● Problem to work on: Extract everything from the first line through the line with "const sideA = ['poorly-undifferentiated', 'well-moderate'];", both ends included, except for any pictures.

● Data block:
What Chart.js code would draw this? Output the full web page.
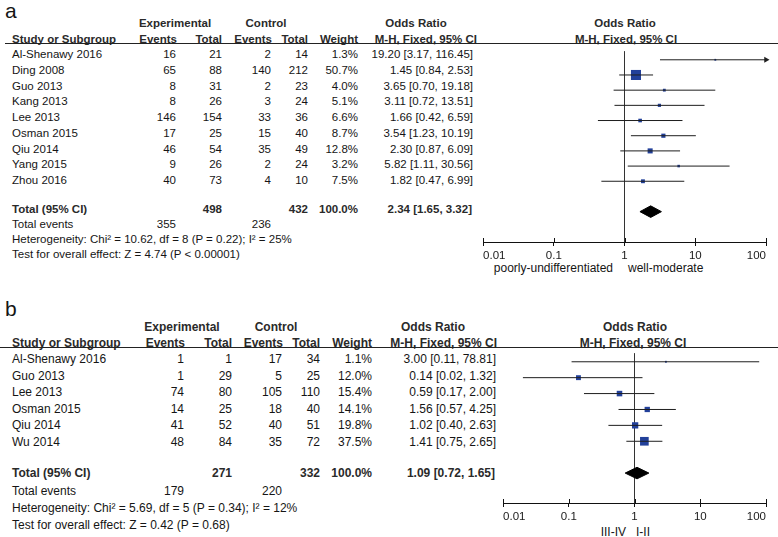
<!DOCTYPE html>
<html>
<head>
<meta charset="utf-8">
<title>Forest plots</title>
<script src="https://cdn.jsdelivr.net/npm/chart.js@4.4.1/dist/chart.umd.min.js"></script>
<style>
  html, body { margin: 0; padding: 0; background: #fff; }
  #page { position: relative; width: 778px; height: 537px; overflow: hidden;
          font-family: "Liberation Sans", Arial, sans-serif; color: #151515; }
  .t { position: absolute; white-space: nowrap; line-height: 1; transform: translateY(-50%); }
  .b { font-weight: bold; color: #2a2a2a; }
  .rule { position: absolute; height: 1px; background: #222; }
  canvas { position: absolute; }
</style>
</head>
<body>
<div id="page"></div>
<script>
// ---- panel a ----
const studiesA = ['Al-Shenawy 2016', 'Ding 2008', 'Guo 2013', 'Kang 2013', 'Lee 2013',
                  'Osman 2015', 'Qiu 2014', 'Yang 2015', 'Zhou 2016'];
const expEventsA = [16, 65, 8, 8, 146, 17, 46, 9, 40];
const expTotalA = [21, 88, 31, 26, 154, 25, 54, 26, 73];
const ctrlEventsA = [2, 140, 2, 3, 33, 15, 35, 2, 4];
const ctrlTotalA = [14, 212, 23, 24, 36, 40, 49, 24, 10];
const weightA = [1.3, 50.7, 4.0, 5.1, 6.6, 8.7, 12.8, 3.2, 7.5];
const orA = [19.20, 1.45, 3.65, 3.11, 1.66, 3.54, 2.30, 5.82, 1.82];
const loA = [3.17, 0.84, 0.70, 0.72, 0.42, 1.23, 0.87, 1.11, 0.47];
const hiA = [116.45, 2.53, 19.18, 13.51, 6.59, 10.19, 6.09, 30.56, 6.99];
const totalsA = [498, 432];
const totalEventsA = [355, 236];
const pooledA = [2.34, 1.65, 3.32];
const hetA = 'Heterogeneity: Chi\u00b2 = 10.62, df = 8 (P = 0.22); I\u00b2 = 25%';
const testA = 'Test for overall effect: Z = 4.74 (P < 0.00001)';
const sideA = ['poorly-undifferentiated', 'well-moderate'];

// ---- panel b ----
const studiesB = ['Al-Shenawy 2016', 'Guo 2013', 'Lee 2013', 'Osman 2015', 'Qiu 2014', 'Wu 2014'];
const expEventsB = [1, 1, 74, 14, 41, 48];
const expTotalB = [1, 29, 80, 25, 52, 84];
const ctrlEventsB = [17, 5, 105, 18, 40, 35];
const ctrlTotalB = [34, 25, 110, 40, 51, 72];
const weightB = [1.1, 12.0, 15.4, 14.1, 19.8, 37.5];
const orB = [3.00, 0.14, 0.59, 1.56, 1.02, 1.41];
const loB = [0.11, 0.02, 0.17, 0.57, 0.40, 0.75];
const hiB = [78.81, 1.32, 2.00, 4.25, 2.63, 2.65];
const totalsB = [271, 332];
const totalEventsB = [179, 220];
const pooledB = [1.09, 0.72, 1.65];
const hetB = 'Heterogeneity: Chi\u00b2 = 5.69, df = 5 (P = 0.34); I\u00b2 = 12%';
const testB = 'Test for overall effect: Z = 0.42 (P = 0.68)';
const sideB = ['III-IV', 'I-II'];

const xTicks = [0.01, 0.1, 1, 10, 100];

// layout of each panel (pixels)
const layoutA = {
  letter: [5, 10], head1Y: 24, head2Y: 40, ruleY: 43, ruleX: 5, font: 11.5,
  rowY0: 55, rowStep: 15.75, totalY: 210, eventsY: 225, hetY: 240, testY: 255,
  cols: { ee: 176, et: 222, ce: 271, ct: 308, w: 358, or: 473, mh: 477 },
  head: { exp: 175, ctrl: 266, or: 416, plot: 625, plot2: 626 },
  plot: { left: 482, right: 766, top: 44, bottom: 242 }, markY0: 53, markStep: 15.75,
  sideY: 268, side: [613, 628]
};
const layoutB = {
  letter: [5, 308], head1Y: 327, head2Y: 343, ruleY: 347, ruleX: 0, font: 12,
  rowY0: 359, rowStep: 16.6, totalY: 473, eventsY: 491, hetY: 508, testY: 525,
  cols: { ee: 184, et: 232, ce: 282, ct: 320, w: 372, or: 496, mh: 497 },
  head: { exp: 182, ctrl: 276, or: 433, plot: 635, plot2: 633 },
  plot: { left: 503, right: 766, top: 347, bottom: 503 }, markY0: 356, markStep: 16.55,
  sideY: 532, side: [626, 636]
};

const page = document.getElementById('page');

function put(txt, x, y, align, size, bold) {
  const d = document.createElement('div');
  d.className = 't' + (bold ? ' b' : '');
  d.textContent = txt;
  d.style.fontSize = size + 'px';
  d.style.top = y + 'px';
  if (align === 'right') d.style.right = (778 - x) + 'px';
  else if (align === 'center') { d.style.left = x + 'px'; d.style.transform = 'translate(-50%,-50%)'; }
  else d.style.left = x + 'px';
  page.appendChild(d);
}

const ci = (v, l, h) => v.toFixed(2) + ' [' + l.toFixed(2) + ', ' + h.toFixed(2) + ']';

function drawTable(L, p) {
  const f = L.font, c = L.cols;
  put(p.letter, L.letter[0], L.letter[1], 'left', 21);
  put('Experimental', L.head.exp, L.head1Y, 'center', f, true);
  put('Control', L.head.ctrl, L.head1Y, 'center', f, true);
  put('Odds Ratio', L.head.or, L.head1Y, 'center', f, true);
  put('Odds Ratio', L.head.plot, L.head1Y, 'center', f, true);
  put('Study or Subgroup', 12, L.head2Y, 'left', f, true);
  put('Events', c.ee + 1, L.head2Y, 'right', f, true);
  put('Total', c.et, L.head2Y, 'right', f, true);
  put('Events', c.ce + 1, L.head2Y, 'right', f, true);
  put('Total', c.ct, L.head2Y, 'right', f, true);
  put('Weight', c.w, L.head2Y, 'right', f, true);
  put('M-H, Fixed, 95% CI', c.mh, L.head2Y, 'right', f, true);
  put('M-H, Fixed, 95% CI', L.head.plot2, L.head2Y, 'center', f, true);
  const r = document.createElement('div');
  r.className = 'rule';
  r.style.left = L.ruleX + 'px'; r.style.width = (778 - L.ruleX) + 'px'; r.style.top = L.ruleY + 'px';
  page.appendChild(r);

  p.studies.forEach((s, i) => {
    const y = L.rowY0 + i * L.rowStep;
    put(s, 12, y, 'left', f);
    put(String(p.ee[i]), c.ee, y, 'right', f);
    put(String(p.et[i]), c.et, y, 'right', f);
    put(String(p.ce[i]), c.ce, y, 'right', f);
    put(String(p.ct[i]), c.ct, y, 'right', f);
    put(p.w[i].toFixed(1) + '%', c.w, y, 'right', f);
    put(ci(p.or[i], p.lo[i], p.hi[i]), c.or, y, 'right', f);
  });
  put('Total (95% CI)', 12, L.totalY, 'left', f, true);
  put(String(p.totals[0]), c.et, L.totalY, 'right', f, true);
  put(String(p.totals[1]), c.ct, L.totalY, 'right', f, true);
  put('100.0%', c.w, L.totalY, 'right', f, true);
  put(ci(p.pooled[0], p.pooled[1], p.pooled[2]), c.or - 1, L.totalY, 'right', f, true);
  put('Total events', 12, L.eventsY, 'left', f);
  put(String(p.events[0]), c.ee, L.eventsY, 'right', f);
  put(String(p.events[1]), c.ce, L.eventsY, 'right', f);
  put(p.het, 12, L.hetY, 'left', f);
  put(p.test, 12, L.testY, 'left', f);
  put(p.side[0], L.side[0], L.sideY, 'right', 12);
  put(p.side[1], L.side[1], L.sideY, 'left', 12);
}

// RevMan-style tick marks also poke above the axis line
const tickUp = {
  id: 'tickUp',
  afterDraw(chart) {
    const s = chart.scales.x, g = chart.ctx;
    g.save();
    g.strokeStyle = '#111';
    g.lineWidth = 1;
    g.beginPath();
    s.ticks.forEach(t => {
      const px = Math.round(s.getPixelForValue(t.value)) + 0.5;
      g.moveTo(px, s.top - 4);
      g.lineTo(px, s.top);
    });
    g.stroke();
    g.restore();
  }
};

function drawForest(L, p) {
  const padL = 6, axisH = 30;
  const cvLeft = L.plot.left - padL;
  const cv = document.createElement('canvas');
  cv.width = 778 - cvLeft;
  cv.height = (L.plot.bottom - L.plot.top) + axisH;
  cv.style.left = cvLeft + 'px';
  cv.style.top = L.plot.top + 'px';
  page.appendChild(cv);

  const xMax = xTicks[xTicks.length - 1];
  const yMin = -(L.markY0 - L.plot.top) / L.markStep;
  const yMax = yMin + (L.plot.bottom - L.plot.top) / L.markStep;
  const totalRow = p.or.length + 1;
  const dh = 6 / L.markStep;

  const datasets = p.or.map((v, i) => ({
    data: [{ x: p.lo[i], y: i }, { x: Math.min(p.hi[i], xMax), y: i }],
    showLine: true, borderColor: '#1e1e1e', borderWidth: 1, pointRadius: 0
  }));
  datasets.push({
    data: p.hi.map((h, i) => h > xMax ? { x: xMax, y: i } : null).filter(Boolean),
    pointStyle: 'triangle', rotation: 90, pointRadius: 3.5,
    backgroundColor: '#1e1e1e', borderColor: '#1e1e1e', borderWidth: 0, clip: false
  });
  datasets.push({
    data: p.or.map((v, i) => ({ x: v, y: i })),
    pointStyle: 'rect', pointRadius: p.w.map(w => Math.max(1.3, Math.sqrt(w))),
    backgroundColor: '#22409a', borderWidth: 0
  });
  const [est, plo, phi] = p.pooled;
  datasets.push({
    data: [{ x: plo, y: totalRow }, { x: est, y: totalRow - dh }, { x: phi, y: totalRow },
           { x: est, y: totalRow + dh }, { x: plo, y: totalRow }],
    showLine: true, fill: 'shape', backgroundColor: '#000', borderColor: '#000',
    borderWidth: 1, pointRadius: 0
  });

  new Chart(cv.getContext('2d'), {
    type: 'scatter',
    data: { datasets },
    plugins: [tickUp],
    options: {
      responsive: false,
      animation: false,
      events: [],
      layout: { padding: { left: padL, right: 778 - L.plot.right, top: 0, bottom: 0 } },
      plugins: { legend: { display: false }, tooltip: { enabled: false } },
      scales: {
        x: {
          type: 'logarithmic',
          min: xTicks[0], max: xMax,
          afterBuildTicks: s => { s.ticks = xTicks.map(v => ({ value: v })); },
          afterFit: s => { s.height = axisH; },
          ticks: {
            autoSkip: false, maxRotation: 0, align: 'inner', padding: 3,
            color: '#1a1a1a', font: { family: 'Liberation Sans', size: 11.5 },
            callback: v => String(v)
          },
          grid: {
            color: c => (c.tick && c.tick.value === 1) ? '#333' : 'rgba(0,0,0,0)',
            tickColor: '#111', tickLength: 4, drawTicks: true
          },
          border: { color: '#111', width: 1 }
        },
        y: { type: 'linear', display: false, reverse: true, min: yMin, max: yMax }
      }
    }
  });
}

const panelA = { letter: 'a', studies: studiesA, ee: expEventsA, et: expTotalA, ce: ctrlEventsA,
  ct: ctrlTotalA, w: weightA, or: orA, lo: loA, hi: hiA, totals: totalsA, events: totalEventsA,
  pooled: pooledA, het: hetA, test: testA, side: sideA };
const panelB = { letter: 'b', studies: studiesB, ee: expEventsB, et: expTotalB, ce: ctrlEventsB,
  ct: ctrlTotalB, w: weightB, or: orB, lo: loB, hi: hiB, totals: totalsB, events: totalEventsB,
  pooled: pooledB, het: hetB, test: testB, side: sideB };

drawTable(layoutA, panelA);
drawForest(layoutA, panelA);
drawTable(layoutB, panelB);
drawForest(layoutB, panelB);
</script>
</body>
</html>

● The output:
What Chart.js code would draw this? Output the full web page.
<!DOCTYPE html>
<html>
<head>
<meta charset="utf-8">
<title>Forest plots</title>
<script src="https://cdn.jsdelivr.net/npm/chart.js@4.4.1/dist/chart.umd.min.js"></script>
<style>
  html, body { margin: 0; padding: 0; background: #fff; }
  #page { position: relative; width: 778px; height: 537px; overflow: hidden;
          font-family: "Liberation Sans", Arial, sans-serif; color: #151515; }
  .t { position: absolute; white-space: nowrap; line-height: 1; transform: translateY(-50%); }
  .b { font-weight: bold; color: #2a2a2a; }
  .rule { position: absolute; height: 1px; background: #222; }
  canvas { position: absolute; }
</style>
</head>
<body>
<div id="page"></div>
<script>
// ---- panel a ----
const studiesA = ['Al-Shenawy 2016', 'Ding 2008', 'Guo 2013', 'Kang 2013', 'Lee 2013',
                  'Osman 2015', 'Qiu 2014', 'Yang 2015', 'Zhou 2016'];
const expEventsA = [16, 65, 8, 8, 146, 17, 46, 9, 40];
const expTotalA = [21, 88, 31, 26, 154, 25, 54, 26, 73];
const ctrlEventsA = [2, 140, 2, 3, 33, 15, 35, 2, 4];
const ctrlTotalA = [14, 212, 23, 24, 36, 40, 49, 24, 10];
const weightA = [1.3, 50.7, 4.0, 5.1, 6.6, 8.7, 12.8, 3.2, 7.5];
const orA = [19.20, 1.45, 3.65, 3.11, 1.66, 3.54, 2.30, 5.82, 1.82];
const loA = [3.17, 0.84, 0.70, 0.72, 0.42, 1.23, 0.87, 1.11, 0.47];
const hiA = [116.45, 2.53, 19.18, 13.51, 6.59, 10.19, 6.09, 30.56, 6.99];
const totalsA = [498, 432];
const totalEventsA = [355, 236];
const pooledA = [2.34, 1.65, 3.32];
const hetA = 'Heterogeneity: Chi\u00b2 = 10.62, df = 8 (P = 0.22); I\u00b2 = 25%';
const testA = 'Test for overall effect: Z = 4.74 (P < 0.00001)';
const sideA = ['poorly-undifferentiated', 'well-moderate'];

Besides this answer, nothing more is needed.